Tibalah saatnya, masih ingat itu adalah hari Jumat. Saya membaca kahfi dan waqi'ah untuk mengawalinya. Saya yakin Allah SWT. pasti punya jalan untuk saya. Dari pagi-pagi saya tidak tidur lagi. Teman-teman saya sudah bergegas mau ke Bandung jalan-jalan. Sehingga, tinggal saya yang akan mengurus ini semua. Saya pun datang ke Kemenlu. Ya, masih berharap kemungkinan terbaik, meski dikatakan paspor dinas saya sudah lenyap dan mereka tidak ada fotocopy-nya sama sekali. Jangan salah saya hampir bolak balik Senayan-Senen untuk memastikan ini semua. Dan sampailah ke kulminasi bahwa bukti visa US saya tidak ketemu. Dalam sholat Jumat saya pun telah menerima kenyataan ini semua.
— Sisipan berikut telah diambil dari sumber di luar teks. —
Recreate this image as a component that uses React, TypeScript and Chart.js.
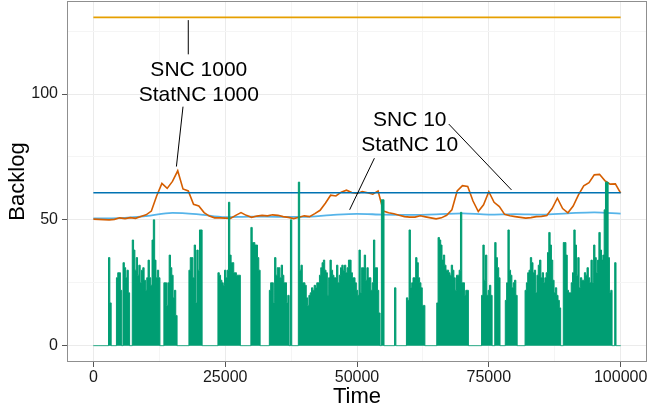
import React, { useEffect, useRef } from "react";
import { Chart, registerables } from "chart.js";

Chart.register(...registerables);

// ---- data ----
const BACKLOG_STEP = 250; // time between backlog samples
const backlogValues = [
  0, 0, 0, 0, 0, 0, 0, 0, 0, 0, 0, 0, 35, 17, 0, 0, 0, 0, 27, 29,
  29, 22, 0, 33, 31, 27, 30, 21, 0, 0, 42, 38, 30, 35, 28, 32, 25, 30, 31, 26,
  22, 27, 34, 27, 24, 42, 50, 34, 27, 30, 27, 0, 0, 0, 25, 25, 16, 25, 36, 31,
  28, 19, 22, 12, 0, 0, 0, 0, 0, 0, 0, 0, 0, 30, 35, 35, 27, 40, 17, 38,
  30, 46, 46, 0, 0, 0, 0, 0, 0, 0, 0, 0, 0, 0, 0, 29, 28, 26, 25, 24,
  30, 27, 30, 57, 36, 33, 33, 29, 29, 28, 28, 28, 0, 0, 0, 0, 0, 0, 0, 0,
  47, 41, 41, 40, 40, 35, 30, 0, 0, 0, 0, 0, 0, 0, 22, 25, 25, 17, 35, 28,
  31, 31, 27, 32, 28, 25, 25, 17, 20, 0, 50, 0, 0, 0, 0, 0, 65, 30, 32, 25,
  25, 24, 19, 16, 20, 21, 23, 22, 24, 23, 25, 25, 28, 31, 33, 34, 30, 29, 20, 27,
  34, 30, 28, 27, 27, 32, 25, 28, 31, 32, 30, 32, 29, 31, 34, 34, 29, 27, 27, 25,
  22, 20, 38, 21, 31, 31, 36, 26, 31, 27, 27, 22, 25, 42, 31, 31, 22, 13, 0, 58,
  58, 0, 0, 0, 0, 0, 0, 0, 0, 23, 0, 0, 0, 0, 0, 0, 0, 0, 19, 18,
  46, 23, 25, 27, 27, 35, 33, 27, 25, 23, 16, 16, 0, 0, 0, 0, 0, 0, 0, 0,
  0, 17, 43, 42, 40, 34, 36, 32, 30, 30, 29, 28, 32, 30, 27, 22, 28, 28, 30, 53,
  25, 25, 20, 22, 22, 0, 0, 0, 0, 0, 0, 0, 0, 0, 0, 20, 40, 26, 36, 20,
  22, 24, 20, 0, 0, 41, 35, 31, 27, 0, 0, 0, 0, 18, 25, 46, 30, 28, 23, 25,
  26, 20, 0, 0, 0, 0, 0, 0, 22, 25, 29, 30, 35, 33, 29, 30, 21, 28, 32, 34,
  27, 29, 25, 27, 29, 37, 45, 40, 34, 26, 21, 23, 20, 18, 15, 0, 0, 41, 41, 36,
  22, 21, 21, 25, 29, 46, 40, 28, 35, 23, 27, 26, 26, 29, 28, 31, 27, 25, 34, 25,
  40, 35, 29, 34, 45, 38, 34, 36, 54, 65, 65, 35, 21, 22, 0, 0, 33, 0, 0, 0,
  0,
];

const STATNC1000_STEP = 1000;
const statNc1000Values = [
  50.3, 50.2, 50.1, 50.0, 50.2, 50.8, 50.5, 50.9, 50.6, 51.3,
  52.0, 53.5, 59.5, 64.5, 62.5, 65.3, 69.5, 62.3, 61.5, 56.2,
  55.5, 52.9, 51.5, 50.8, 50.8, 50.7, 50.6, 51.8, 52.9, 51.8,
  51.0, 51.5, 51.8, 51.6, 52.0, 51.8, 51.3, 51.0, 50.5, 51.0,
  51.6, 51.3, 52.5, 53.8, 56.6, 59.8, 59.5, 61.0, 61.8, 60.9,
  60.5, 61.2, 60.8, 60.2, 61.5, 53.5, 52.8, 52.4, 51.8, 51.3,
  51.1, 51.1, 51.6, 51.2, 50.8, 50.4, 50.8, 51.8, 54.0, 61.5,
  63.6, 63.3, 57.5, 53.3, 56.0, 61.2, 57.0, 55.3, 52.2, 51.6,
  51.3, 51.0, 50.7, 50.9, 51.3, 51.4, 51.7, 54.5, 58.6, 54.5,
  52.8, 55.5, 59.9, 63.5, 64.8, 67.9, 68.1, 65.6, 64.2, 64.3,
  60.6,
];

const STATNC10_STEP = 5000;
const statNc10Values = [
  50.6, 50.7, 51.5, 52.8, 52.2, 51.1, 51.3, 51.2, 51.2, 51.9,
  52.4, 52.1, 52.0, 52.2, 52.6, 52.1, 52.3, 52.1, 52.6, 53.0,
  52.5,
];

const timeSpan = [0, 100000];
const snc1000Values = [130.5, 130.5];
const snc10Values = [60.8, 60.8];

const xMajorTicks = [0, 25000, 50000, 75000, 100000];
const xMinorTicks = [12500, 37500, 62500, 87500];
const yMajorTicks = [0, 50, 100];
const yMinorTicks = [25, 75, 125];

const labelTexts = [
  ["SNC 1000", "StatNC 1000"],
  ["SNC 10", "StatNC 10"],
];
// label anchors in data units: [time, backlog line1, backlog line2]
const labelAnchors = [
  [20000, 109.5, 99.6],
  [60000, 89.7, 79.8],
];
// leader segments in data units: [t1, b1, t2, b2]
const leaderSegments = [
  [18000, 129.4, 18000, 115.8],
  [17000, 95.0, 15750, 71.2],
  [67400, 88.1, 79300, 61.9],
  [53300, 74.5, 48600, 54.0],
];

const FONT = '"Liberation Sans", Arial, Helvetica, sans-serif';

const toPoints = (vals: number[], step: number) =>
  vals.map((v, i) => ({ x: i * step, y: v }));

const decorPlugin = {
  id: "decor",
  afterDatasetsDraw(chart: any) {
    const { ctx, chartArea, scales } = chart;
    const xs = scales.x;
    const ys = scales.y;
    ctx.save();
    ctx.strokeStyle = "#000";
    ctx.lineWidth = 1;
    leaderSegments.forEach(([t1, b1, t2, b2]) => {
      ctx.beginPath();
      ctx.moveTo(xs.getPixelForValue(t1), ys.getPixelForValue(b1));
      ctx.lineTo(xs.getPixelForValue(t2), ys.getPixelForValue(b2));
      ctx.stroke();
    });
    ctx.fillStyle = "#000";
    ctx.font = `21px ${FONT}`;
    ctx.textAlign = "center";
    ctx.textBaseline = "middle";
    labelTexts.forEach((lines, i) => {
      const [t, y1, y2] = labelAnchors[i];
      const px = xs.getPixelForValue(t);
      ctx.fillText(lines[0], px, ys.getPixelForValue(y1));
      ctx.fillText(lines[1], px, ys.getPixelForValue(y2));
    });
    ctx.strokeStyle = "#8f8f8f";
    ctx.lineWidth = 1;
    ctx.strokeRect(
      Math.round(chartArea.left) + 0.5,
      Math.round(chartArea.top) + 0.5,
      Math.round(chartArea.right - chartArea.left) - 1,
      Math.round(chartArea.bottom - chartArea.top) - 1
    );
    ctx.restore();
  },
};

const isMinor = (v: number, minors: number[]) => minors.includes(v);

export default function App() {
  const canvasRef = useRef<HTMLCanvasElement | null>(null);

  useEffect(() => {
    document.body.style.margin = "0";
    const canvas = canvasRef.current;
    if (!canvas) return;

    const chart = new Chart(canvas, {
      type: "line",
      data: {
        datasets: [
          {
            label: "Backlog",
            data: toPoints(backlogValues, BACKLOG_STEP),
            borderColor: "#009E73",
            backgroundColor: "#009E73",
            borderWidth: 1,
            fill: "origin",
            pointRadius: 0,
            stepped: "middle",
          },
          {
            label: "SNC 10",
            data: timeSpan.map((t, i) => ({ x: t, y: snc10Values[i] })),
            borderColor: "#0072B2",
            borderWidth: 1.6,
            pointRadius: 0,
            fill: false,
          },
          {
            label: "StatNC 1000",
            data: toPoints(statNc1000Values, STATNC1000_STEP),
            borderColor: "#D55E00",
            borderWidth: 1.6,
            pointRadius: 0,
            fill: false,
            tension: 0,
          },
          {
            label: "StatNC 10",
            data: toPoints(statNc10Values, STATNC10_STEP),
            borderColor: "#56B4E9",
            borderWidth: 1.8,
            pointRadius: 0,
            fill: false,
            cubicInterpolationMode: "monotone",
          },
          {
            label: "SNC 1000",
            data: timeSpan.map((t, i) => ({ x: t, y: snc1000Values[i] })),
            borderColor: "#E69F00",
            borderWidth: 1.6,
            pointRadius: 0,
            fill: false,
          },
        ],
      },
      options: {
        animation: false,
        responsive: true,
        maintainAspectRatio: false,
        parsing: false as any,
        layout: { padding: { top: 1, right: 2, left: 0, bottom: 0 } },
        plugins: {
          legend: { display: false },
          tooltip: { enabled: false },
        },
        scales: {
          x: {
            type: "linear",
            min: -5000,
            max: 105000,
            afterBuildTicks: (scale: any) => {
              scale.ticks = [...xMajorTicks, ...xMinorTicks]
                .sort((a, b) => a - b)
                .map((v) => ({ value: v }));
            },
            afterFit: (scale: any) => {
              scale.height = 49;
              scale.paddingLeft = 0;
              scale.paddingRight = 0;
            },
            border: { display: false },
            grid: {
              color: (c: any) =>
                isMinor(c.tick?.value, xMinorTicks) ? "#F5F5F5" : "#EBEBEB",
              lineWidth: 1,
              tickLength: 5,
              tickColor: (c: any) =>
                isMinor(c.tick?.value, xMinorTicks) ? "rgba(0,0,0,0)" : "#555",
            },
            ticks: {
              padding: 1,
              maxRotation: 0,
              autoSkip: false,
              color: "#1a1a1a",
              font: { family: FONT, size: 16 },
              callback: (v: any) => (xMajorTicks.includes(v) ? String(v) : ""),
            },
            title: {
              display: true,
              text: "Time",
              color: "#000",
              font: { family: FONT, size: 22 },
              padding: { top: 0, bottom: 1 },
            },
          },
          y: {
            type: "linear",
            min: -6.5,
            max: 137,
            afterBuildTicks: (scale: any) => {
              scale.ticks = [...yMajorTicks, ...yMinorTicks]
                .sort((a, b) => a - b)
                .map((v) => ({ value: v }));
            },
            afterFit: (scale: any) => {
              scale.width = 67;
              scale.paddingTop = 0;
              scale.paddingBottom = 0;
            },
            border: { display: false },
            grid: {
              color: (c: any) =>
                isMinor(c.tick?.value, yMinorTicks) ? "#F5F5F5" : "#EBEBEB",
              lineWidth: 1,
              tickLength: 5,
              tickColor: (c: any) =>
                isMinor(c.tick?.value, yMinorTicks) ? "rgba(0,0,0,0)" : "#555",
            },
            ticks: {
              padding: 4,
              autoSkip: false,
              color: "#1a1a1a",
              font: { family: FONT, size: 16 },
              callback: (v: any) => (yMajorTicks.includes(v) ? String(v) : ""),
            },
            title: {
              display: true,
              text: "Backlog",
              color: "#000",
              font: { family: FONT, size: 22 },
              padding: { top: 5, bottom: 0 },
            },
          },
        },
      },
      plugins: [decorPlugin],
    });

    return () => chart.destroy();
  }, []);

  return (
    <div style={{ position: "absolute", left: 0, top: 0, width: 649, height: 411 }}>
      <canvas ref={canvasRef} />
    </div>
  );
}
Ini masih biasa, banyak kesempatan lain yang bisa direngkuh. Bisa ? Ya bisa pasti bisa meskipun keadaan sekarang masih compang-camping dengan segala hal pengalaman. 

Muhasabahnya adalah untuk mengurus visa jangan pernah berharap bisa diburu-buru. Mau nyogok 100 juta ? Silahkan, Anda akan hanya ditertawakan dan kemungkinan terburuknya tidak bisa memasuki negara tersebut selama 10 tahun. Enak sebenarnya jika kita mematuhi SOP. Tapi kadang manusia seperti saya pinginnya deadliner padahal sebelumnya cuman santai-santai. Kemudian, organized well your team. Tujuan harus sama, jika tidak akan lama untuk mengeksekusi rencana. Dan yang terakhir dengarkan saran orang tua. Hati saya tersentuh dan sangat tersentuh ketika Ibu saya yang super judes mengingatkan ini itu, kemudian meng-sms "Sori yo le, ibuk nesu-nesu, aku ngerti kowe mesti bingung, ibuk yo raiso bantu opo-opo, ndonga yo le ! (Maafkan Nak, Ibu marah-marah kalo telpon, aku tahu kamu pasti sangat bingung di sana, aku gak bisa bantu-apa-apa, berdoalah Nak !)

Bagi saya hidup saya saat ini adalah ridho dari Orang tua dan Allah. Literally saya tak punya apa-apa. Basic pinter, basic rajin, basic bakat ? Sungguh saya tidak punya semua itu. Saya adalah penghuni ranking bawah ketika try out. Nilai matematika saya selalu mengerikan. Yaps, tapi saya dari SMP suka menjungkir balikkan opini itu. Berpegang teguh "Walal akhirotu khoirul lakaa minal uula" Akhir itu lebih penting dari pada awalnya dan berharap kepada Allah. 

Bagi saya nomer 1 itu doa baru usaha. Super banget nih kekuatan doa. Anda bisa belajar ketika mau ujian itu juga karena Allah meridhoi Anda belajar. Yang namanya gak diridhoi itu ya tinggal selangkah aja, Anda akan terjungkal. Pengalaman saya mengurus visa UK telah membuktikan. Sekarang, saya membuka lembaran baru kehidupan. Semoga akan happy ending sebagaimana surat Adh-Dhua itu. Bukan tentang keangkuhan, tapi ini adalah pembelajaran.